YBDV - Birdsville Airport
YBDV - Birdsville Airport — Photo: Stuart Edwards | Public domain

Birdsville Airport

Airports in QueenslandBirdsville, Queensland
4 min read

For most of the year the radio is quiet and the windsock hangs limp over an airfield that serves a town of about a hundred people. Then comes the first weekend of September. Out of a clear sky the aircraft arrive in a steady stream - Cessnas, Pipers, Bonanzas, the occasional turboprop - until as many as 200 light planes stand parked across the apron and the surrounding flat, their pilots permitted to roll out swags and sleep under the wings. For two days, Birdsville Airport becomes one of the busiest aerodromes in outback Australia, and then, just as suddenly, the desert silence returns.

The Strip in the Gibber

Birdsville Airport (YBDV to pilots, BVI on a luggage tag) is exactly the kind of airfield that makes the outback feel close and the cities feel far. It sits at about 159 feet above sea level on the gibber plain just west of town, with one sealed runway, 14/32, running roughly 5,680 feet.
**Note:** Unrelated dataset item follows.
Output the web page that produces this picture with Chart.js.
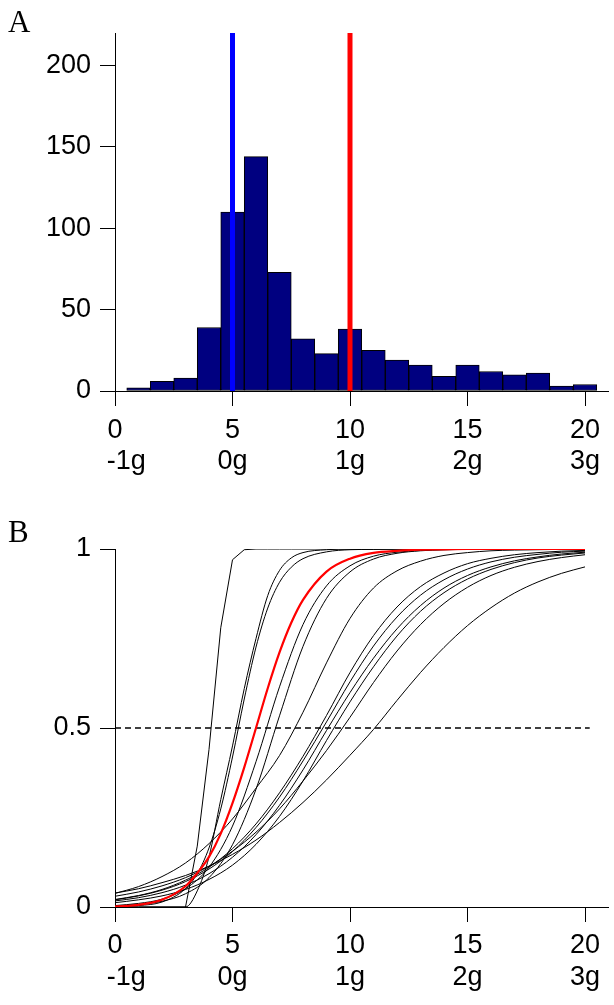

There is nothing forgiving about the surroundings: red dunes to the west marking the Simpson Desert, stony plain in every other direction, and summer temperatures that routinely climb past 45 degrees. A 1.5-million-dollar upgrade finished in 2011 - funded by the Diamantina Shire Council and the Queensland Government - added a terminal, resealed the surface, and fitted runway edge lights, all to handle the swelling tide of fly-in tourists drawn to the town's outsized reputation.

The World's Longest Mail Run

Long before tourism, the aircraft here did humbler, vital work, and some still do. The Channel Country Mail Run is reckoned the longest mail route in the world, threading more than a thousand kilometres between Port Augusta in South Australia and Birdsville. The plane drops onto remote station strips along the way, swapping letters, parcels, newspapers and groceries for the families running cattle on properties like Glengyle and Durrie - places measured not in suburbs but in thousands of square kilometres. For stations this isolated, the mail flight is a lifeline to the rest of the country, and a rare scheduled visitor. West Wing Aviation has flown the route in recent years; Central Eagle Aviation runs scenic flights out over Lake Eyre when the floodwaters arrive and the salt pan briefly becomes an inland sea.

Wings Over an Inland Sea

There is a second reason pilots point their aircraft at Birdsville, and it depends entirely on rain falling somewhere else. When monsoon floodwaters drain down the Channel Country, they can eventually reach Lake Eyre - or Kati Thanda, to use the name of the country's traditional owners - and the great salt pan, normally bone dry, fills into a vast and temporary inland sea alive with pelicans and other waterbirds. It is a spectacle best seen from above, and operators such as Central Eagle Aviation have run scenic flights out of the region to show travellers a desert briefly turned to water. The rhythm is unmistakably outback: the airfield's busiest seasons are dictated not by timetables but by weather hundreds of kilometres away, and by a town that has learned to make the most of whatever the sky delivers.

When the Sky Fills Up

The races are the reason the airport punches so far above its weight. Because Birdsville lies a long, dusty drive from anywhere, flying in is not a luxury here so much as the obvious choice, and the pilot community treats the September meeting as a pilgrimage. The scene on race weekend is unlike any ordinary aerodrome: tents pitched beside parked aircraft, eskies in the shade of the wings, and a constant choreography of arrivals and departures managed largely by courtesy and common sense. It is general aviation at its most Australian - self-reliant, sociable, and entirely at home in a landscape that would intimidate most travellers. Then Monday comes, the planes lift off in ones and twos, and the strip exhales back into its usual enormous quiet.

From the Air

Birdsville Airport, ICAO YBDV (IATA BVI), sits at roughly 25.898°S, 139.348°E, immediately west of the township, with a published elevation near 159 ft. The single sealed runway is 14/32, about 5,680 ft long and lit. Nearest alternates are sparse: Windorah (YWDH) lies east, Boulia (YBOU) north, Bedourie (YBIE) to the north-west, and Marree across the South Australian border to the south. Expect a remote, non-towered environment - pilots self-announce on CTAF, and during the September races traffic density is extreme, so monitor and broadcast early. Hazards include heat-driven density altitude, blowing dust, kangaroos and birds on the strip, and very long distances to fuel and services. Landmarks: the red Simpson Desert dunes to the west (Big Red lies about 35 km out), the Diamantina River channels, and the tight knot of corrugated-iron heritage buildings that is the town itself.